- [REQUIRED WORK]:
Exactly the lines from the start of the data below through the line that contains "peak_marker_top = 2.65" are to be copied, with pictures left out.

- [PROVIDED DATA]:
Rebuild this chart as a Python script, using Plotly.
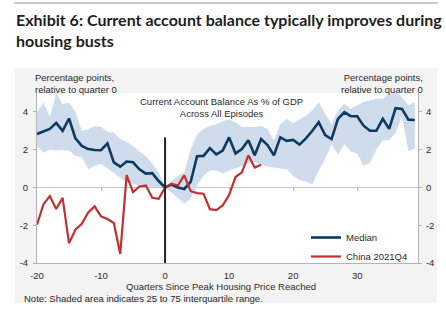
import plotly.graph_objects as go

# ---------------- data ----------------
quarters = list(range(-20, 40))
median = [2.83, 2.95, 3.10, 3.42, 3.00, 3.65, 2.60, 2.20, 2.03, 1.98,
          1.97, 2.33, 1.33, 1.10, 1.37, 1.33, 0.96, 0.73, 0.76, 0.34,
          0.00, 0.15, 0.00, -0.08, 0.30, 1.65, 1.67, 2.08, 1.75, 1.95,
          2.65, 1.80, 2.03, 2.50, 1.70, 2.56, 2.24, 1.70, 2.65, 2.47,
          2.52, 2.27, 2.60, 3.00, 3.45, 2.77, 2.56, 3.63, 3.98, 3.77,
          3.77, 3.27, 3.00, 3.00, 3.63, 3.10, 4.20, 4.16, 3.59, 3.57]
upper_q75 = [4.0, 4.5, 3.7, 5.0, 4.4, 4.5, 4.0, 3.0, 3.1, 3.25,
             3.2, 2.95, 2.9, 2.55, 2.4, 2.2, 1.9, 1.67, 1.25, 0.8,
             0.0, 0.35, 0.6, 0.8, 2.0, 2.8, 3.1, 3.25, 3.35, 3.5,
             3.6, 3.45, 3.2, 3.2, 3.2, 3.25, 3.1, 2.47, 3.36, 3.63,
             3.4, 3.6, 3.8, 4.07, 4.52, 3.9, 3.36, 4.07, 4.43, 4.16,
             4.34, 4.52, 4.6, 4.7, 4.7, 4.96, 5.05, 4.78, 4.34, 4.52]
lower_q25 = [2.2, 1.85, 2.0, 1.95, 2.0, 1.95, 1.67, 1.6, 0.96, 1.15,
             1.25, 1.0, 0.75, 0.5, 0.28, 0.2, 0.07, 0.05, 0.05, 0.03,
             0.0, -0.3, -0.6, -0.85, -0.6, 0.1, 0.6, 0.9, 0.9, 0.75,
             0.9, 1.0, 1.13, 1.3, 1.35, 1.2, 1.1, 1.05, 1.0, 0.96,
             0.6, 0.4, 0.3, 0.15, 0.9, 1.5, 2.3, 1.75, 2.3, 1.9,
             1.8, 1.15, 1.3, 2.0, 2.5, 2.5, 2.9, 3.72, 1.94, 2.05]
china_quarters = list(range(-20, 16))
china_2021q4 = [-1.97, -0.9, -0.46, -1.14, -0.55, -2.95, -2.24, -1.92, -1.32, -1.0,
                -1.53, -1.67, -1.88, -3.52, 0.65, -0.25, 0.05, 0.1, -0.55, -0.6,
                0.0, 0.2, 0.1, 0.64, -0.2, -0.3, -0.33, -1.15, -1.2, -0.95,
                -0.4, 0.55, 0.8, 1.7, 1.05, 1.2]
x_ticks = [-20, -10, 0, 10, 20, 30]
x_tick_labels = ["-20", "-10", "0", "10", "20", "30"]
y_ticks = [-4, -2, 0, 2, 4]
y_tick_labels = ["-4", "-2", "0", "2", "4"]
peak_marker_top = 2.65

# ---------------- styling ----------------
NAVY = "#0c3a60"
RED = "#c4302e"
BAND = "#cfdcec"
AXIS = "#b4b4b4"
TXT = "#2a2a2a"
FONT = "Liberation Sans, Arial, sans-serif"
W, H = 446, 321
L, R, T, B = 37, 28, 93, 58
pw, ph = W - L - R, H - T - B


def px_x(p):
    return (p - L) / pw


def px_y(p):
    return (H - B - p) / ph


fig = go.Figure()
fig.add_trace(go.Scatter(x=quarters, y=upper_q75, mode="lines", line=dict(width=0),
                         showlegend=False, hoverinfo="skip"))
fig.add_trace(go.Scatter(x=quarters, y=lower_q25, mode="lines", line=dict(width=0),
                         fill="tonexty", fillcolor=BAND, showlegend=False, hoverinfo="skip"))
fig.add_trace(go.Scatter(x=quarters, y=median, mode="lines", name="Median",
                         line=dict(color=NAVY, width=2.6)))
fig.add_trace(go.Scatter(x=china_quarters, y=china_2021q4, mode="lines", name="China 2021Q4",
                         line=dict(color=RED, width=2.2)))
# helper traces for tick axes on zero line and right side
fig.add_trace(go.Scatter(x=[quarters[0]], y=[0], xaxis="x2", yaxis="y", mode="markers",
                         marker=dict(opacity=0), showlegend=False, hoverinfo="skip"))
fig.add_trace(go.Scatter(x=[quarters[0]], y=[0], xaxis="x", yaxis="y2", mode="markers",
                         marker=dict(opacity=0), showlegend=False, hoverinfo="skip"))

xr = [-20, 39.5]
yr = [-4, 5]

fig.update_layout(
    width=W, height=H,
    margin=dict(l=L, r=R, t=T, b=B),
    paper_bgcolor="white", plot_bgcolor="white",
    font=dict(family=FONT, size=9, color=TXT),
    xaxis=dict(range=xr, tickvals=x_ticks, ticktext=x_tick_labels, showline=True,
               linecolor=AXIS, linewidth=1, ticks="", showgrid=False, zeroline=False,
               tickfont=dict(size=9.5), ticklabelstandoff=4),
    xaxis2=dict(range=xr, overlaying="x", anchor="free", position=(0 - yr[0]) / (yr[1] - yr[0]),
                tickvals=[-10, 10, 20, 30], ticks="outside", ticklen=3, tickcolor=AXIS,
                showticklabels=False, showline=False, showgrid=False, zeroline=False),
    yaxis=dict(range=yr, tickvals=y_ticks, ticktext=y_tick_labels, showline=True,
               linecolor=AXIS, linewidth=1, ticks="outside", ticklen=3, tickcolor=AXIS,
               showgrid=False, zeroline=True, zerolinecolor="#c6c6c6", zerolinewidth=1,
               tickfont=dict(size=9.5), ticklabelstandoff=3),
    yaxis2=dict(range=yr, tickvals=y_ticks, ticktext=y_tick_labels, overlaying="y",
                side="right", showline=True, linecolor=AXIS, linewidth=1, ticks="outside",
                ticklen=3, tickcolor=AXIS, showgrid=False, zeroline=False,
                tickfont=dict(size=9.5), ticklabelstandoff=2),
    legend=dict(x=px_x(306), y=px_y(223), xanchor="left", yanchor="top",
                bgcolor="rgba(0,0,0,0)", font=dict(size=9.5), tracegroupgap=0,
                traceorder="normal"),
    showlegend=True,
)

shapes = [
    dict(type="rect", xref="paper", yref="paper", x0=px_x(15), x1=px_x(437),
         y0=px_y(303), y1=px_y(68), fillcolor="#f3f3f3", line=dict(width=0), layer="below"),
    dict(type="rect", xref="paper", yref="paper", x0=0, x1=1, y0=0, y1=1,
         fillcolor="white", line=dict(width=0), layer="below"),
    dict(type="line", xref="paper", yref="paper", x0=px_x(14), x1=px_x(438),
         y0=px_y(3), y1=px_y(3), line=dict(color="#b8b8b8", width=1.5)),
    dict(type="line", xref="x", yref="y", x0=0, x1=0, y0=yr[0], y1=peak_marker_top,
         line=dict(color="#222222", width=2), layer="above"),
]
fig.update_layout(shapes=shapes)

ann = [
    dict(text="<b>Exhibit 6: Current account balance typically improves during<br>housing busts</b>",
         x=px_x(14), y=px_y(8), xanchor="left", yanchor="top", align="left",
         font=dict(family="Lato, sans-serif", size=16, color="#1e1e1e")),
    dict(text="Percentage points,<br>relative to quarter 0", x=px_x(33), y=px_y(70),
         xanchor="left", yanchor="top", align="left", font=dict(size=9.5)),
    dict(text="Percentage points,<br>relative to quarter 0", x=px_x(425), y=px_y(70),
         xanchor="right", yanchor="top", align="right", font=dict(size=9.5)),
    dict(text="Current Account Balance As % of GDP<br>Across All Episodes", x=px_x(221), y=px_y(94),
         xanchor="center", yanchor="top", align="center", font=dict(size=9.5)),
    dict(text="Quarters Since Peak Housing Price Reached", x=px_x(221), y=px_y(286),
         xanchor="center", yanchor="middle", font=dict(size=9.5)),
    dict(text="Note: Shaded area indicates 25 to 75 interquartile range.", x=px_x(22), y=px_y(298),
         xanchor="left", yanchor="middle", font=dict(size=9.5)),
]
for a in ann:
    a.update(xref="paper", yref="paper", showarrow=False)
fig.update_layout(annotations=ann)

fig.write_html("out.html")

- [FINAL RESULT]:
Rebuild this chart as a Python script, using Plotly.
import plotly.graph_objects as go

# ---------------- data ----------------
quarters = list(range(-20, 40))
median = [2.83, 2.95, 3.10, 3.42, 3.00, 3.65, 2.60, 2.20, 2.03, 1.98,
          1.97, 2.33, 1.33, 1.10, 1.37, 1.33, 0.96, 0.73, 0.76, 0.34,
          0.00, 0.15, 0.00, -0.08, 0.30, 1.65, 1.67, 2.08, 1.75, 1.95,
          2.65, 1.80, 2.03, 2.50, 1.70, 2.56, 2.24, 1.70, 2.65, 2.47,
          2.52, 2.27, 2.60, 3.00, 3.45, 2.77, 2.56, 3.63, 3.98, 3.77,
          3.77, 3.27, 3.00, 3.00, 3.63, 3.10, 4.20, 4.16, 3.59, 3.57]
upper_q75 = [4.0, 4.5, 3.7, 5.0, 4.4, 4.5, 4.0, 3.0, 3.1, 3.25,
             3.2, 2.95, 2.9, 2.55, 2.4, 2.2, 1.9, 1.67, 1.25, 0.8,
             0.0, 0.35, 0.6, 0.8, 2.0, 2.8, 3.1, 3.25, 3.35, 3.5,
             3.6, 3.45, 3.2, 3.2, 3.2, 3.25, 3.1, 2.47, 3.36, 3.63,
             3.4, 3.6, 3.8, 4.07, 4.52, 3.9, 3.36, 4.07, 4.43, 4.16,
             4.34, 4.52, 4.6, 4.7, 4.7, 4.96, 5.05, 4.78, 4.34, 4.52]
lower_q25 = [2.2, 1.85, 2.0, 1.95, 2.0, 1.95, 1.67, 1.6, 0.96, 1.15,
             1.25, 1.0, 0.75, 0.5, 0.28, 0.2, 0.07, 0.05, 0.05, 0.03,
             0.0, -0.3, -0.6, -0.85, -0.6, 0.1, 0.6, 0.9, 0.9, 0.75,
             0.9, 1.0, 1.13, 1.3, 1.35, 1.2, 1.1, 1.05, 1.0, 0.96,
             0.6, 0.4, 0.3, 0.15, 0.9, 1.5, 2.3, 1.75, 2.3, 1.9,
             1.8, 1.15, 1.3, 2.0, 2.5, 2.5, 2.9, 3.72, 1.94, 2.05]
china_quarters = list(range(-20, 16))
china_2021q4 = [-1.97, -0.9, -0.46, -1.14, -0.55, -2.95, -2.24, -1.92, -1.32, -1.0,
                -1.53, -1.67, -1.88, -3.52, 0.65, -0.25, 0.05, 0.1, -0.55, -0.6,
                0.0, 0.2, 0.1, 0.64, -0.2, -0.3, -0.33, -1.15, -1.2, -0.95,
                -0.4, 0.55, 0.8, 1.7, 1.05, 1.2]
x_ticks = [-20, -10, 0, 10, 20, 30]
x_tick_labels = ["-20", "-10", "0", "10", "20", "30"]
y_ticks = [-4, -2, 0, 2, 4]
y_tick_labels = ["-4", "-2", "0", "2", "4"]
peak_marker_top = 2.65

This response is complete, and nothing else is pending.